I think Muslims believe the doctrine itself was essentially peaceful in both phases in the sense of not engaging or initiating unnecessary conflict.
But I'm just interested in being descriptively accurate about the contents. It's sufficient to point out that those apologists are cherry-picking a few seemingly "good" verses (from either phase) and are failing to take responsibility for the rest. We need to refute, not legitimize by reusing, the myth of the peaceful Meccan period.
[quote]
"Decentralized Diversity / A Unifying Sociopolitical Coherence.
I think Islam is unique sociologically in this regard -- it manages to be simultaneously a "wonderful tapestry" with no center and thus can claim, and visibly exhibits, plausible deniability for being the vehicle for various pathologies and violence we see; and yet, there seems to be an almost super-organism coherence to it, almost as though Muslim rioters in Paris are part of the same organic Body as Muslim demonstrator in the Sudan, or Muslims in Indonesia, etc. Much of social dynamics in Islam is not known to us. I think Islamic culture has an ability to execute actions in a trans-national way, without using typical methods which we in the West think must be the only way to control and direct people in a large population."
[end quote]
I'm not sure it's unique in that respect, but I agree with that as an example of dualism that Muslims use. I also think Muslim apologists exploit this by using a double standard: When Islam is criticized, apologists reflexively claim that Islam is not a monolith, is complex, one can't generalize about it, and so on, but when there is something good said about Islam, it applies to all of Islam.
"almost as though Muslim rioters in Paris are part of the same organic Body as Muslim demonstrator in the Sudan, or Muslims in Indonesia, etc."
No need to even say "as though." They are tuned in through satellite TV, extended family connections, and cross-national Islamic organizations...cartoons in Denmark translates into riots just about everywhere else.
nobody,
I agree about the causes of Islamic diversity, but I think there's more than merely the legal structure to explain the underlying unity of the Body Islamic. I'm not sure what it all entails, but whatever it is, it seems unique.
kab,
Re: the Mecca/Medina thing, do you remember that Jihad Watch commenter, an ex-Muslim named Miskha? I recall her from going back over the archives from two years ago that nobody linked. She specifically disagree with you on this, as I recall: she specifically said that she grew up believing in the Mecca peacefulness, which she based, in part, on those Mecca verses. Assuming she was not doing taqiyya, I think she represents quite a lot of Muslims out there who cling to that myth. Insofar as myths like that are believed by a sufficient number, they create traction, irrespective of their lack of actual grounding. At the time, you presented sufficient evidence and argumentation to blow her myth out of the water, but she stubbornly persisted. Such is the power of myth -- like the PC MC paradigm.

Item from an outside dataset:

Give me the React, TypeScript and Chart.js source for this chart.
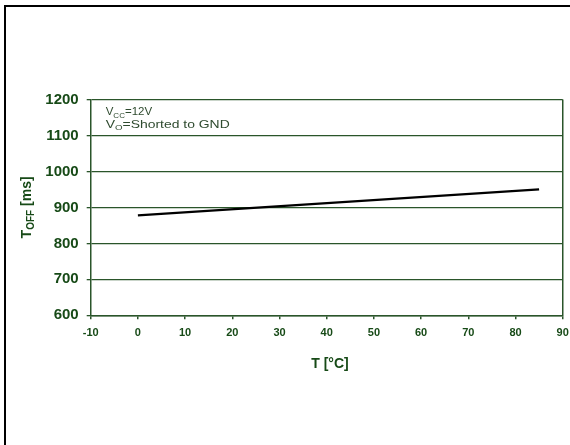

"I think Muslims believe the doctrine itself was essentially peaceful in both phases in the sense of not engaging or initiating unnecessary conflict."
You're probably right: when a person is convinced of the righteousness of one's cause and the wrongness of those who resist you, then everything becomes framed as self-defense; and virtually all offensive action, no matter how much it violates, is therefore seen to be justified.
"almost as though Muslim rioters in Paris are part of the same organic Body as Muslim demonstrator in the Sudan, or Muslims in Indonesia, etc."
"No need to even say "as though." They are tuned in through satellite TV, extended family connections, and cross-national Islamic organizations...cartoons in Denmark translates into riots just about everywhere else."
I think this quality was always there, long before modern communications. It is simply intensified now.
Hesp,
"I think she [Mishka] represents quite a lot of Muslims out there who cling to that myth."
Probably true. All the more reason to present contrary evidence every time the myth is raised. That's something I've tried to do whenever the so-called good verses are trotted out. On closer inspection, they're not so good, and sometimes contain a nasty surprise.
I went back and looked at the thread in question. It was unfortunate but at the same time kind of funny seeing Mishka in there responding to the hardened, cynical-seeming jihadwatchers. Some jihadwatchers were nice to her, but others didn't have much patience for anything looking like Islamic apologetics. Mishka took it personally, and claimed she wasn't coming back.